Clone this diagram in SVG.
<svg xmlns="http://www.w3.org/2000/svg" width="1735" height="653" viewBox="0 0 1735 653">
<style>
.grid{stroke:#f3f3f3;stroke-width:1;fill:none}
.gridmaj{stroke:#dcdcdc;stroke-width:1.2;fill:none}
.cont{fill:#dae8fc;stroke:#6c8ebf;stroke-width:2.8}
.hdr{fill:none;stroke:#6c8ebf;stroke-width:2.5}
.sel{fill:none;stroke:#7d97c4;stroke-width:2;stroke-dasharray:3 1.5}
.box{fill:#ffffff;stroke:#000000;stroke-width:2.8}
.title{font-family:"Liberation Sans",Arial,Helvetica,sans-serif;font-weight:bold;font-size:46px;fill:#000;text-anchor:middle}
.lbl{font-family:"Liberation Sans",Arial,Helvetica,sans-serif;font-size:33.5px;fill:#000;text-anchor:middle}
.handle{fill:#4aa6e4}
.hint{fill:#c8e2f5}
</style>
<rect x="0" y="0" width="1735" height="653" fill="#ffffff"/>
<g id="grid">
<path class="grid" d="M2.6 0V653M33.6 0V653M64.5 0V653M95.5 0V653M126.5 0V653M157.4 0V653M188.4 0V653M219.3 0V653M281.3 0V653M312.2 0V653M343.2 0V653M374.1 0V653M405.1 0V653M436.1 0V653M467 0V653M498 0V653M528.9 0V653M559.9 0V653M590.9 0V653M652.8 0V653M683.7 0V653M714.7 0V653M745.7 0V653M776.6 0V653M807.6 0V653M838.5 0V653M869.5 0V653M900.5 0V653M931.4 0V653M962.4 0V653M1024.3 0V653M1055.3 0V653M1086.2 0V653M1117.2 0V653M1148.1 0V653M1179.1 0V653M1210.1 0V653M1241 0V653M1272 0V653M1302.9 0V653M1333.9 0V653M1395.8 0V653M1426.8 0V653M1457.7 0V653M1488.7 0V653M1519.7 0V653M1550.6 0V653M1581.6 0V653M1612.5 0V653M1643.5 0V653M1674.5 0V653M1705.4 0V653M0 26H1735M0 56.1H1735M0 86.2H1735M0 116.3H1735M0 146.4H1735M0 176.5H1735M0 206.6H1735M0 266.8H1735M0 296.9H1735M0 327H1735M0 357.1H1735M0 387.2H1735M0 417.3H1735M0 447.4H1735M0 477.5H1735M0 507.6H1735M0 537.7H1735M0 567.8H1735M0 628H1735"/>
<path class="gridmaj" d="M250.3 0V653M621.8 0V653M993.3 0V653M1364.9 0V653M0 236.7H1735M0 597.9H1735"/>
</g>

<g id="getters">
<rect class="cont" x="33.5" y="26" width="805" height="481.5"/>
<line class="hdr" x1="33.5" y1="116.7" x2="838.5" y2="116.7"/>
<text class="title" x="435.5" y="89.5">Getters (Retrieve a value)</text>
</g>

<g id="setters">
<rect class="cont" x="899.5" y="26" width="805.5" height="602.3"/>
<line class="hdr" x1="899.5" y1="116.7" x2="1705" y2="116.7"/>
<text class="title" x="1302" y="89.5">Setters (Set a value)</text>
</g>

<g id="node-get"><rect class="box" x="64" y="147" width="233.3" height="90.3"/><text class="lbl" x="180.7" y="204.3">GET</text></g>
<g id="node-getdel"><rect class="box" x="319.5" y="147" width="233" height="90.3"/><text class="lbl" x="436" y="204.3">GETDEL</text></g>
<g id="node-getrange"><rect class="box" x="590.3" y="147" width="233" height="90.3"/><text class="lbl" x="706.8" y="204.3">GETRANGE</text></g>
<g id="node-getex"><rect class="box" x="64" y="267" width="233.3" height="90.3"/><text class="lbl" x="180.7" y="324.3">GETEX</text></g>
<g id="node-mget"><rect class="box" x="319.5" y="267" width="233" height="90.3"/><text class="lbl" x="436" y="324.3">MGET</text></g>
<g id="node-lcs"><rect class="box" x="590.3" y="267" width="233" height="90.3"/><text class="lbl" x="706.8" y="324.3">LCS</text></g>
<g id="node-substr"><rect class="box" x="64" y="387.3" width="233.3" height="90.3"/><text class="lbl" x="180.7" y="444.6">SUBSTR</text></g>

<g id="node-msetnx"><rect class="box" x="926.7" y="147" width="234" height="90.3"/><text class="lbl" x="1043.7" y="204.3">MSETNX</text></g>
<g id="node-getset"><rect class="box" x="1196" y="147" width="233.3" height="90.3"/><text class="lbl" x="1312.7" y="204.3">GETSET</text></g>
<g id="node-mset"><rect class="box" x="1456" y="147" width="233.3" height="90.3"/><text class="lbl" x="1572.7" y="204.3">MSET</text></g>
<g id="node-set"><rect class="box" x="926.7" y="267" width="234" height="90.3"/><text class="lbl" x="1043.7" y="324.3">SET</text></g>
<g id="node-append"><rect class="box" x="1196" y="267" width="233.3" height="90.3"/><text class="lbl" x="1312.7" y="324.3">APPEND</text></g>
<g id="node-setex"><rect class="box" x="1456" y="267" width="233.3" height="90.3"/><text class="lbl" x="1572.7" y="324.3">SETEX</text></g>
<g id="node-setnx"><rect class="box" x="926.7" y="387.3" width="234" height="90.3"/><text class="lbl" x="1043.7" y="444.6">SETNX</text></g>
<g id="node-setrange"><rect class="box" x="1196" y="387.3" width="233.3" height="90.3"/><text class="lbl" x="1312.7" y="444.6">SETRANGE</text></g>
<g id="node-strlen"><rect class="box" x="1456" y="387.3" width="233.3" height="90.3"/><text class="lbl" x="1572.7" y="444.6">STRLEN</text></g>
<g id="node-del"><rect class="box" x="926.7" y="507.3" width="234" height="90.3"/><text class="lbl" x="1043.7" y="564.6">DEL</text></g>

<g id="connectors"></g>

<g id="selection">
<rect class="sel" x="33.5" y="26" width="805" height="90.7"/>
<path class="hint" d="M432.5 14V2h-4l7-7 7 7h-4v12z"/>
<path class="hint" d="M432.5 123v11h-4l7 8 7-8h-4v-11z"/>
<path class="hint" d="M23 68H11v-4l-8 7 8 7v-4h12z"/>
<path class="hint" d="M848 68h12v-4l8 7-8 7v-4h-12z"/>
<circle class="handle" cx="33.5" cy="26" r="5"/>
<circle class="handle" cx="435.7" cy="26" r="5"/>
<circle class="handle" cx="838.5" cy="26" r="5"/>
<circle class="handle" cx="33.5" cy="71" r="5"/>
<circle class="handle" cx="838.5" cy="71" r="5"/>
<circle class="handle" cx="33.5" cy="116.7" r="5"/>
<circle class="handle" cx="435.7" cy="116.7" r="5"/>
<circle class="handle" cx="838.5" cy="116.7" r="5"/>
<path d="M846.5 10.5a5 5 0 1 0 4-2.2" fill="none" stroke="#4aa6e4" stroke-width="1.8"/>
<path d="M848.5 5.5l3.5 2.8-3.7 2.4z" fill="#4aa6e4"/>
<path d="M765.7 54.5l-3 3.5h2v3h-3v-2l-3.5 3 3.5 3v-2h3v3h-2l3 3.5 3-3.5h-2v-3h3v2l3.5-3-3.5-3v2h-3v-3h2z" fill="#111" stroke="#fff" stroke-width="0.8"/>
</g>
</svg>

____

#### [EXERCISE OBJECTIVE]
All of the data needs to be reproduced exactly, with no line missing.

#### [RESPONSE]
Clone this diagram in SVG.
<svg xmlns="http://www.w3.org/2000/svg" width="1735" height="653" viewBox="0 0 1735 653">
<style>
.grid{stroke:#f3f3f3;stroke-width:1;fill:none}
.gridmaj{stroke:#dcdcdc;stroke-width:1.2;fill:none}
.cont{fill:#dae8fc;stroke:#6c8ebf;stroke-width:2.8}
.hdr{fill:none;stroke:#6c8ebf;stroke-width:2.5}
.sel{fill:none;stroke:#7d97c4;stroke-width:2;stroke-dasharray:3 1.5}
.box{fill:#ffffff;stroke:#000000;stroke-width:2.8}
.title{font-family:"Liberation Sans",Arial,Helvetica,sans-serif;font-weight:bold;font-size:46px;fill:#000;text-anchor:middle}
.lbl{font-family:"Liberation Sans",Arial,Helvetica,sans-serif;font-size:33.5px;fill:#000;text-anchor:middle}
.handle{fill:#4aa6e4}
.hint{fill:#c8e2f5}
</style>
<rect x="0" y="0" width="1735" height="653" fill="#ffffff"/>
<g id="grid">
<path class="grid" d="M2.6 0V653M33.6 0V653M64.5 0V653M95.5 0V653M126.5 0V653M157.4 0V653M188.4 0V653M219.3 0V653M281.3 0V653M312.2 0V653M343.2 0V653M374.1 0V653M405.1 0V653M436.1 0V653M467 0V653M498 0V653M528.9 0V653M559.9 0V653M590.9 0V653M652.8 0V653M683.7 0V653M714.7 0V653M745.7 0V653M776.6 0V653M807.6 0V653M838.5 0V653M869.5 0V653M900.5 0V653M931.4 0V653M962.4 0V653M1024.3 0V653M1055.3 0V653M1086.2 0V653M1117.2 0V653M1148.1 0V653M1179.1 0V653M1210.1 0V653M1241 0V653M1272 0V653M1302.9 0V653M1333.9 0V653M1395.8 0V653M1426.8 0V653M1457.7 0V653M1488.7 0V653M1519.7 0V653M1550.6 0V653M1581.6 0V653M1612.5 0V653M1643.5 0V653M1674.5 0V653M1705.4 0V653M0 26H1735M0 56.1H1735M0 86.2H1735M0 116.3H1735M0 146.4H1735M0 176.5H1735M0 206.6H1735M0 266.8H1735M0 296.9H1735M0 327H1735M0 357.1H1735M0 387.2H1735M0 417.3H1735M0 447.4H1735M0 477.5H1735M0 507.6H1735M0 537.7H1735M0 567.8H1735M0 628H1735"/>
<path class="gridmaj" d="M250.3 0V653M621.8 0V653M993.3 0V653M1364.9 0V653M0 236.7H1735M0 597.9H1735"/>
</g>

<g id="getters">
<rect class="cont" x="33.5" y="26" width="805" height="481.5"/>
<line class="hdr" x1="33.5" y1="116.7" x2="838.5" y2="116.7"/>
<text class="title" x="435.5" y="89.5">Getters (Retrieve a value)</text>
</g>

<g id="setters">
<rect class="cont" x="899.5" y="26" width="805.5" height="602.3"/>
<line class="hdr" x1="899.5" y1="116.7" x2="1705" y2="116.7"/>
<text class="title" x="1302" y="89.5">Setters (Set a value)</text>
</g>

<g id="node-get"><rect class="box" x="64" y="147" width="233.3" height="90.3"/><text class="lbl" x="180.7" y="204.3">GET</text></g>
<g id="node-getdel"><rect class="box" x="319.5" y="147" width="233" height="90.3"/><text class="lbl" x="436" y="204.3">GETDEL</text></g>
<g id="node-getrange"><rect class="box" x="590.3" y="147" width="233" height="90.3"/><text class="lbl" x="706.8" y="204.3">GETRANGE</text></g>
<g id="node-getex"><rect class="box" x="64" y="267" width="233.3" height="90.3"/><text class="lbl" x="180.7" y="324.3">GETEX</text></g>
<g id="node-mget"><rect class="box" x="319.5" y="267" width="233" height="90.3"/><text class="lbl" x="436" y="324.3">MGET</text></g>
<g id="node-lcs"><rect class="box" x="590.3" y="267" width="233" height="90.3"/><text class="lbl" x="706.8" y="324.3">LCS</text></g>
<g id="node-substr"><rect class="box" x="64" y="387.3" width="233.3" height="90.3"/><text class="lbl" x="180.7" y="444.6">SUBSTR</text></g>

<g id="node-msetnx"><rect class="box" x="926.7" y="147" width="234" height="90.3"/><text class="lbl" x="1043.7" y="204.3">MSETNX</text></g>
<g id="node-getset"><rect class="box" x="1196" y="147" width="233.3" height="90.3"/><text class="lbl" x="1312.7" y="204.3">GETSET</text></g>
<g id="node-mset"><rect class="box" x="1456" y="147" width="233.3" height="90.3"/><text class="lbl" x="1572.7" y="204.3">MSET</text></g>
<g id="node-set"><rect class="box" x="926.7" y="267" width="234" height="90.3"/><text class="lbl" x="1043.7" y="324.3">SET</text></g>
<g id="node-append"><rect class="box" x="1196" y="267" width="233.3" height="90.3"/><text class="lbl" x="1312.7" y="324.3">APPEND</text></g>
<g id="node-setex"><rect class="box" x="1456" y="267" width="233.3" height="90.3"/><text class="lbl" x="1572.7" y="324.3">SETEX</text></g>
<g id="node-setnx"><rect class="box" x="926.7" y="387.3" width="234" height="90.3"/><text class="lbl" x="1043.7" y="444.6">SETNX</text></g>
<g id="node-setrange"><rect class="box" x="1196" y="387.3" width="233.3" height="90.3"/><text class="lbl" x="1312.7" y="444.6">SETRANGE</text></g>
<g id="node-strlen"><rect class="box" x="1456" y="387.3" width="233.3" height="90.3"/><text class="lbl" x="1572.7" y="444.6">STRLEN</text></g>
<g id="node-del"><rect class="box" x="926.7" y="507.3" width="234" height="90.3"/><text class="lbl" x="1043.7" y="564.6">DEL</text></g>

<g id="connectors"></g>

<g id="selection">
<rect class="sel" x="33.5" y="26" width="805" height="90.7"/>
<path class="hint" d="M432.5 14V2h-4l7-7 7 7h-4v12z"/>
<path class="hint" d="M432.5 123v11h-4l7 8 7-8h-4v-11z"/>
<path class="hint" d="M23 68H11v-4l-8 7 8 7v-4h12z"/>
<path class="hint" d="M848 68h12v-4l8 7-8 7v-4h-12z"/>
<circle class="handle" cx="33.5" cy="26" r="5"/>
<circle class="handle" cx="435.7" cy="26" r="5"/>
<circle class="handle" cx="838.5" cy="26" r="5"/>
<circle class="handle" cx="33.5" cy="71" r="5"/>
<circle class="handle" cx="838.5" cy="71" r="5"/>
<circle class="handle" cx="33.5" cy="116.7" r="5"/>
<circle class="handle" cx="435.7" cy="116.7" r="5"/>
<circle class="handle" cx="838.5" cy="116.7" r="5"/>
<path d="M846.5 10.5a5 5 0 1 0 4-2.2" fill="none" stroke="#4aa6e4" stroke-width="1.8"/>
<path d="M848.5 5.5l3.5 2.8-3.7 2.4z" fill="#4aa6e4"/>
<path d="M765.7 54.5l-3 3.5h2v3h-3v-2l-3.5 3 3.5 3v-2h3v3h-2l3 3.5 3-3.5h-2v-3h3v2l3.5-3-3.5-3v2h-3v-3h2z" fill="#111" stroke="#fff" stroke-width="0.8"/>
</g>
</svg>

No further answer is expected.